Data block:
— begin —
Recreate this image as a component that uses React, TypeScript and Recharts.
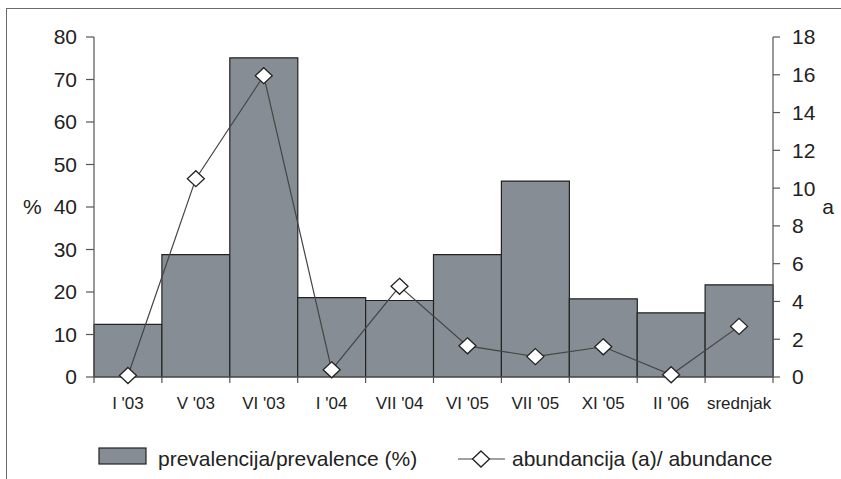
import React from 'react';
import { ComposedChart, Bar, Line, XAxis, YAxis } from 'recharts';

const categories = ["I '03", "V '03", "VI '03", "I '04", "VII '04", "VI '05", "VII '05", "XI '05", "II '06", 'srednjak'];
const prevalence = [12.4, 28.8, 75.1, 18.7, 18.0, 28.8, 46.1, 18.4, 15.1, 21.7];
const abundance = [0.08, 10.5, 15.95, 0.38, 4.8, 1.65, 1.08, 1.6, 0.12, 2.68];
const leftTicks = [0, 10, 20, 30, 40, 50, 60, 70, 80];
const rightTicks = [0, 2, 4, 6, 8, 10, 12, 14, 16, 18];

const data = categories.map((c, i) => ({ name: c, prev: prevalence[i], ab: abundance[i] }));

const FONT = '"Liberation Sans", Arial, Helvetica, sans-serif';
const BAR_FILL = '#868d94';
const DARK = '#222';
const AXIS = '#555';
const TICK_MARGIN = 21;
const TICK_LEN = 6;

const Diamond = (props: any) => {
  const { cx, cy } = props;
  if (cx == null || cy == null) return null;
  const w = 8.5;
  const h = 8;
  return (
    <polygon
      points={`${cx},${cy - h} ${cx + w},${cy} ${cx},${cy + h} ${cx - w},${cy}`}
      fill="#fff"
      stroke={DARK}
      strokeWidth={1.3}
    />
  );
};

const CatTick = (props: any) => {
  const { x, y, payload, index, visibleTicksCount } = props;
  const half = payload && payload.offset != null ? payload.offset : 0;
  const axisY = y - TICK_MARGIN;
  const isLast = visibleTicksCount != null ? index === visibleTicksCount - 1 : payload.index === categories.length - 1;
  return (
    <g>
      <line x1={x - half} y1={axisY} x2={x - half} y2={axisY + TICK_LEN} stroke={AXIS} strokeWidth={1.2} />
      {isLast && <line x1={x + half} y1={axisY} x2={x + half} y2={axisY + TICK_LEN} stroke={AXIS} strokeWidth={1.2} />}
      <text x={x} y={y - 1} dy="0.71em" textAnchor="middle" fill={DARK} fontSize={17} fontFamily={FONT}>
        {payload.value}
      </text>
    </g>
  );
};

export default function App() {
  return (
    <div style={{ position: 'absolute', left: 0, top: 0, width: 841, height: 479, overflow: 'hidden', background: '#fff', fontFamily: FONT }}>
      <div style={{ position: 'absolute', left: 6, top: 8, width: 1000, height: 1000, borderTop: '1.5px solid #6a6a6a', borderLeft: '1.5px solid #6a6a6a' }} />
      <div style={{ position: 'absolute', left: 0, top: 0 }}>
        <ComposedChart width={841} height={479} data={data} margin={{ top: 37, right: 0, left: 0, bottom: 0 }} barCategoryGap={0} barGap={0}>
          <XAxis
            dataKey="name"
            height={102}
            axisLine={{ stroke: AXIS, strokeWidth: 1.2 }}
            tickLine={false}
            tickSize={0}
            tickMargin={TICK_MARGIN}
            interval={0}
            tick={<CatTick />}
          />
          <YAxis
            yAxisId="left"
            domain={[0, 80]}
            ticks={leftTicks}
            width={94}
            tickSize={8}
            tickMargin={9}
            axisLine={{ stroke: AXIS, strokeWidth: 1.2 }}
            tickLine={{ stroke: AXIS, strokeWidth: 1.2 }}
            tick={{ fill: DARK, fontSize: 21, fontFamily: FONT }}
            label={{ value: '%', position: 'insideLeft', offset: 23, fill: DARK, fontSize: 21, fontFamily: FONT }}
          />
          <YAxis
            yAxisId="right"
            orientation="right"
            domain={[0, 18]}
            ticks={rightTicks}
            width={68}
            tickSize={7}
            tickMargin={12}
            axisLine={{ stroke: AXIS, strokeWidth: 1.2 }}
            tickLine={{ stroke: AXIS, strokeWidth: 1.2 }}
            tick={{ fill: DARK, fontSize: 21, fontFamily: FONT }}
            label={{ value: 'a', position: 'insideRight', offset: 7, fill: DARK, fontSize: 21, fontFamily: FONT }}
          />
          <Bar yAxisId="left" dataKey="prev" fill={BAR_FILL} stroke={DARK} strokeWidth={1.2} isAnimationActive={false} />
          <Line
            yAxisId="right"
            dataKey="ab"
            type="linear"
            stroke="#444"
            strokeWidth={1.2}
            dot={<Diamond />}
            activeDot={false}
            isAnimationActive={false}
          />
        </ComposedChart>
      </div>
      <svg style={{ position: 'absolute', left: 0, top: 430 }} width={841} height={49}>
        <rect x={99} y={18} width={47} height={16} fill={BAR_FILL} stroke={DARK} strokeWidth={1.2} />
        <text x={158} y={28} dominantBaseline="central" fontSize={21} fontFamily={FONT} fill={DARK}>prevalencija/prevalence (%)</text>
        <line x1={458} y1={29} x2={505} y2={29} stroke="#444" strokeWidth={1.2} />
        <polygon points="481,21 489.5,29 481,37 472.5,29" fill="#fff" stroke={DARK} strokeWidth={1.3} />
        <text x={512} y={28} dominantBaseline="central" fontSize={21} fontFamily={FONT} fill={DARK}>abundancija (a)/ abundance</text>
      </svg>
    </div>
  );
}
— end —
What you need to do: Repeat the material verbatim. Do not carry over any picture.

Task answer:
Recreate this image as a component that uses React, TypeScript and Recharts.
import React from 'react';
import { ComposedChart, Bar, Line, XAxis, YAxis } from 'recharts';

const categories = ["I '03", "V '03", "VI '03", "I '04", "VII '04", "VI '05", "VII '05", "XI '05", "II '06", 'srednjak'];
const prevalence = [12.4, 28.8, 75.1, 18.7, 18.0, 28.8, 46.1, 18.4, 15.1, 21.7];
const abundance = [0.08, 10.5, 15.95, 0.38, 4.8, 1.65, 1.08, 1.6, 0.12, 2.68];
const leftTicks = [0, 10, 20, 30, 40, 50, 60, 70, 80];
const rightTicks = [0, 2, 4, 6, 8, 10, 12, 14, 16, 18];

const data = categories.map((c, i) => ({ name: c, prev: prevalence[i], ab: abundance[i] }));

const FONT = '"Liberation Sans", Arial, Helvetica, sans-serif';
const BAR_FILL = '#868d94';
const DARK = '#222';
const AXIS = '#555';
const TICK_MARGIN = 21;
const TICK_LEN = 6;

const Diamond = (props: any) => {
  const { cx, cy } = props;
  if (cx == null || cy == null) return null;
  const w = 8.5;
  const h = 8;
  return (
    <polygon
      points={`${cx},${cy - h} ${cx + w},${cy} ${cx},${cy + h} ${cx - w},${cy}`}
      fill="#fff"
      stroke={DARK}
      strokeWidth={1.3}
    />
  );
};

const CatTick = (props: any) => {
  const { x, y, payload, index, visibleTicksCount } = props;
  const half = payload && payload.offset != null ? payload.offset : 0;
  const axisY = y - TICK_MARGIN;
  const isLast = visibleTicksCount != null ? index === visibleTicksCount - 1 : payload.index === categories.length - 1;
  return (
    <g>
      <line x1={x - half} y1={axisY} x2={x - half} y2={axisY + TICK_LEN} stroke={AXIS} strokeWidth={1.2} />
      {isLast && <line x1={x + half} y1={axisY} x2={x + half} y2={axisY + TICK_LEN} stroke={AXIS} strokeWidth={1.2} />}
      <text x={x} y={y - 1} dy="0.71em" textAnchor="middle" fill={DARK} fontSize={17} fontFamily={FONT}>
        {payload.value}
      </text>
    </g>
  );
};

export default function App() {
  return (
    <div style={{ position: 'absolute', left: 0, top: 0, width: 841, height: 479, overflow: 'hidden', background: '#fff', fontFamily: FONT }}>
      <div style={{ position: 'absolute', left: 6, top: 8, width: 1000, height: 1000, borderTop: '1.5px solid #6a6a6a', borderLeft: '1.5px solid #6a6a6a' }} />
      <div style={{ position: 'absolute', left: 0, top: 0 }}>
        <ComposedChart width={841} height={479} data={data} margin={{ top: 37, right: 0, left: 0, bottom: 0 }} barCategoryGap={0} barGap={0}>
          <XAxis
            dataKey="name"
            height={102}
            axisLine={{ stroke: AXIS, strokeWidth: 1.2 }}
            tickLine={false}
            tickSize={0}
            tickMargin={TICK_MARGIN}
            interval={0}
            tick={<CatTick />}
          />
          <YAxis
            yAxisId="left"
            domain={[0, 80]}
            ticks={leftTicks}
            width={94}
            tickSize={8}
            tickMargin={9}
            axisLine={{ stroke: AXIS, strokeWidth: 1.2 }}
            tickLine={{ stroke: AXIS, strokeWidth: 1.2 }}
            tick={{ fill: DARK, fontSize: 21, fontFamily: FONT }}
            label={{ value: '%', position: 'insideLeft', offset: 23, fill: DARK, fontSize: 21, fontFamily: FONT }}
          />
          <YAxis
            yAxisId="right"
            orientation="right"
            domain={[0, 18]}
            ticks={rightTicks}
            width={68}
            tickSize={7}
            tickMargin={12}
            axisLine={{ stroke: AXIS, strokeWidth: 1.2 }}
            tickLine={{ stroke: AXIS, strokeWidth: 1.2 }}
            tick={{ fill: DARK, fontSize: 21, fontFamily: FONT }}
            label={{ value: 'a', position: 'insideRight', offset: 7, fill: DARK, fontSize: 21, fontFamily: FONT }}
          />
          <Bar yAxisId="left" dataKey="prev" fill={BAR_FILL} stroke={DARK} strokeWidth={1.2} isAnimationActive={false} />
          <Line
            yAxisId="right"
            dataKey="ab"
            type="linear"
            stroke="#444"
            strokeWidth={1.2}
            dot={<Diamond />}
            activeDot={false}
            isAnimationActive={false}
          />
        </ComposedChart>
      </div>
      <svg style={{ position: 'absolute', left: 0, top: 430 }} width={841} height={49}>
        <rect x={99} y={18} width={47} height={16} fill={BAR_FILL} stroke={DARK} strokeWidth={1.2} />
        <text x={158} y={28} dominantBaseline="central" fontSize={21} fontFamily={FONT} fill={DARK}>prevalencija/prevalence (%)</text>
        <line x1={458} y1={29} x2={505} y2={29} stroke="#444" strokeWidth={1.2} />
        <polygon points="481,21 489.5,29 481,37 472.5,29" fill="#fff" stroke={DARK} strokeWidth={1.3} />
        <text x={512} y={28} dominantBaseline="central" fontSize={21} fontFamily={FONT} fill={DARK}>abundancija (a)/ abundance</text>
      </svg>
    </div>
  );
}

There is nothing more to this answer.